Corporate Counsel Releases GC Compensation Report
By Amy E. Wong
July 14 - Corporate Counsel released its annual report, documenting the 100 highest-paid general counsel at Fortune 500 companies.
The list gathers information from the annual proxy statements that Fortune 500 companies file with the Securities and Exchange Commission. These proxies, which force top public companies to disclose the compensation of their five highest-paid executives, reveal that 196 general counsel ranked among the top-five earners in their respective companies in 2005.
The report shows two marked trends in compensation packages. First, instead of relying on stock options, more companies are leaning towards restricted stock grants. Second, more companies prefer to award huge bonuses instead of increasing salaries.
In their efforts to retain talent, 35 percent more Fortune 500 companies are now offering restricted stock grants. In 2005, 61 of the 100 top-paid general counsel received restricted stock grants, which, on average, were worth $987,269. This is more than $250,000 higher than the amount received in 2004.
Jannice Koors, managing director of compensation consulting firm Pearl Meyers & Partners, commented in a Corporate Counsel article, "It is the echo of a trend that started last year." Along with other compensation experts, Koors predicted that restricted stock grants will continue to be a major factor in executive compensation.
This is due, in part, to the fact that restricted stock grants are attached to certain conditions. In order to reap the benefits, the grant has to be vested for a specified number of years, allowing companies to simultaneously compensate and retain their top talent. Koors continued, "Restricted stock has more guarantees for long-term employees."
Concurrently, stock options have taken a slight dive. As a result of the new regulations implemented by the Financial Accounting Standards Board (FASB), options are now charged as expenses.
Although companies have the choice to expense options in one huge or many staggered payments, options are now an undesirable and costly form of compensation. Only 73 of the 100 general counsel received options, six fewer than last year.
Additionally, the FASB requires companies to use the complicated Black-Scholes method to compute the value of options. Unlike the old formula, which calculated an option's value by its annual fixed-percentage increase, the new formula requires companies to take a company's performance and stock value into account. In most cases, the Black-Scholes method costs companies more money.

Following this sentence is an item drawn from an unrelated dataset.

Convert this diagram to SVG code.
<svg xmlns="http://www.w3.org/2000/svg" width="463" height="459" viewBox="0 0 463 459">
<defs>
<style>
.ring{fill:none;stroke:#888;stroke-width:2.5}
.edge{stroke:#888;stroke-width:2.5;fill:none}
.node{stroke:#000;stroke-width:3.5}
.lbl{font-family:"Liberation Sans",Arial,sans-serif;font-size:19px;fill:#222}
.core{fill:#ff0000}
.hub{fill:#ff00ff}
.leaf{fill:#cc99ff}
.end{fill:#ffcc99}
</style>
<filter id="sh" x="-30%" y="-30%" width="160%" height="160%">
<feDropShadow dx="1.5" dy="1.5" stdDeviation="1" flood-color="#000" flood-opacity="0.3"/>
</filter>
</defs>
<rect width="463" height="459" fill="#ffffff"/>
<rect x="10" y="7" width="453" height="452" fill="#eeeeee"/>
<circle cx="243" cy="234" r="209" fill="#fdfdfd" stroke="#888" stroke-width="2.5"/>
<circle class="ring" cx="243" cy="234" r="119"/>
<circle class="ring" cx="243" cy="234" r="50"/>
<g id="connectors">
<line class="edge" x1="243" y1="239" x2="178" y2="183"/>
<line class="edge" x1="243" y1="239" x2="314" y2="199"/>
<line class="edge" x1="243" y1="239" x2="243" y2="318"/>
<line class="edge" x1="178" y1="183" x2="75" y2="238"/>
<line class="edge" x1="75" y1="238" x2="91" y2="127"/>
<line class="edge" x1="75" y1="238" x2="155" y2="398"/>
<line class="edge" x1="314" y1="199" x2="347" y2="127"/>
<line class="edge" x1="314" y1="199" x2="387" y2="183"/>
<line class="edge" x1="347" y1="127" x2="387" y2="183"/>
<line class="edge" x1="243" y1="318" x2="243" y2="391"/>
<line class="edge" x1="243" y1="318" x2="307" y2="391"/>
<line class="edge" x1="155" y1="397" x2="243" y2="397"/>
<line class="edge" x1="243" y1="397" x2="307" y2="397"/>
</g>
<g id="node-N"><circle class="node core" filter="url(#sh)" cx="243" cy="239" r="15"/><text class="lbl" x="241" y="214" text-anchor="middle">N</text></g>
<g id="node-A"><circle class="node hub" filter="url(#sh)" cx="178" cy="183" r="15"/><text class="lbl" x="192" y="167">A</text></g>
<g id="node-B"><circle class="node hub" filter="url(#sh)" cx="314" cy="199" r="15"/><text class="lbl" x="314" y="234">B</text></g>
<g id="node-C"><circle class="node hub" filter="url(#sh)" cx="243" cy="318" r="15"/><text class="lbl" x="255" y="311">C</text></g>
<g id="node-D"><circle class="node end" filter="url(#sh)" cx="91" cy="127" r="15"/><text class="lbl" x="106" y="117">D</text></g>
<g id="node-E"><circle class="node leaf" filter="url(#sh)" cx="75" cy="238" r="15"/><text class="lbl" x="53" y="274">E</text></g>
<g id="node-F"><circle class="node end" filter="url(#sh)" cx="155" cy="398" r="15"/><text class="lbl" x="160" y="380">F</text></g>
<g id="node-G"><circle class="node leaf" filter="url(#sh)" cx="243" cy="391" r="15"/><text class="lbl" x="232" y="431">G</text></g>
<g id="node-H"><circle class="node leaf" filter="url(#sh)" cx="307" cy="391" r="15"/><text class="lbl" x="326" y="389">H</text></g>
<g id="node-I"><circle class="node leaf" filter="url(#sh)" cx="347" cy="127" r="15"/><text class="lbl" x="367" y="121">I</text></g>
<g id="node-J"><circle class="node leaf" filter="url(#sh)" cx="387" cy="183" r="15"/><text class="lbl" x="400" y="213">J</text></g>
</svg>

Another reason why companies may be making the switch from stock options to restricted stocks is that they value the differences on how each works. Stock options influence executives to take actions that will increase stock prices so that they can cash out and collect profits. If, however, the stock value decreases, options are worthless.
On the other hand, if the stock value plummets, restricted stocks still retain their intrinsic value. Furthermore, executives become part-owners of the company when restricted stocks are vested long enough. As part-owner of the company, restricted stocks encourage employees to make decisions that will benefit the company in the long run, rather than concentrating on personal short-term gains.
As shown in Corporate Counsel's report, 55 of the top general counsel did indeed take advantage of the S&P 500's healthy year by cashing out their stock options, gaining an average of $3.1 million—$600,000 more than the average gain in 2004. In total, they cashed out $171,109,966 in 2005, a figure that is about $49 million more than the amount cashed out in 2004.
Another major trend is a shift away from salary increases to cash bonuses. In 2005, the size of bonuses has increased by 16 percent to an average of $906,820. It should be noted, however, that this increase has dropped significantly when compared to last year's 30-percent hike.
While bonuses have been steadily increasing, salaries have made minimal growth, increasing by only 1 percent since 2004 to an average of $564,612. Instead of guaranteeing a set amount upfront, many companies find it a more desirable option to evaluate and reward good performance through bonuses.
When determining the size of their bonuses, companies also consider the company's overall economic vigor. Investment bank Lehman Brothers Holdings, Inc., experienced extreme prosperity during the 2005 fiscal year, as evidenced by a 26-percent increase in revenue. As a result, Lehman's Thomas Russo received a fat $4,550,000 bonus. Despite his $450,000 salary, this bonus effectively made Russo the second-highest-paid general counsel, with a gross income of $5 million in 2005.
In stark comparison, Thomas Gottschalk of General Motors Corp. experienced the biggest drop in rank of 2005, falling from 17 to 71. With the groundbreaking innovation and skyrocketing sales of Japanese automakers like Toyota, the Detroit-based automobile manufacturing company has undergone extreme financial duress. As a result, Gottschalk received no bonus at all. Even his $1 million salary couldn't break his fall.
Similarly, general counsel working in lucrative industries are being generously compensated. Those working in the entertainment sector earned more than any other industry, drawing an average of $2.85 million. Trailing closely behind are general counsel working in the oil and gas industry, who represent the highest number of general counsel on Corporate Counsel's top 100 list.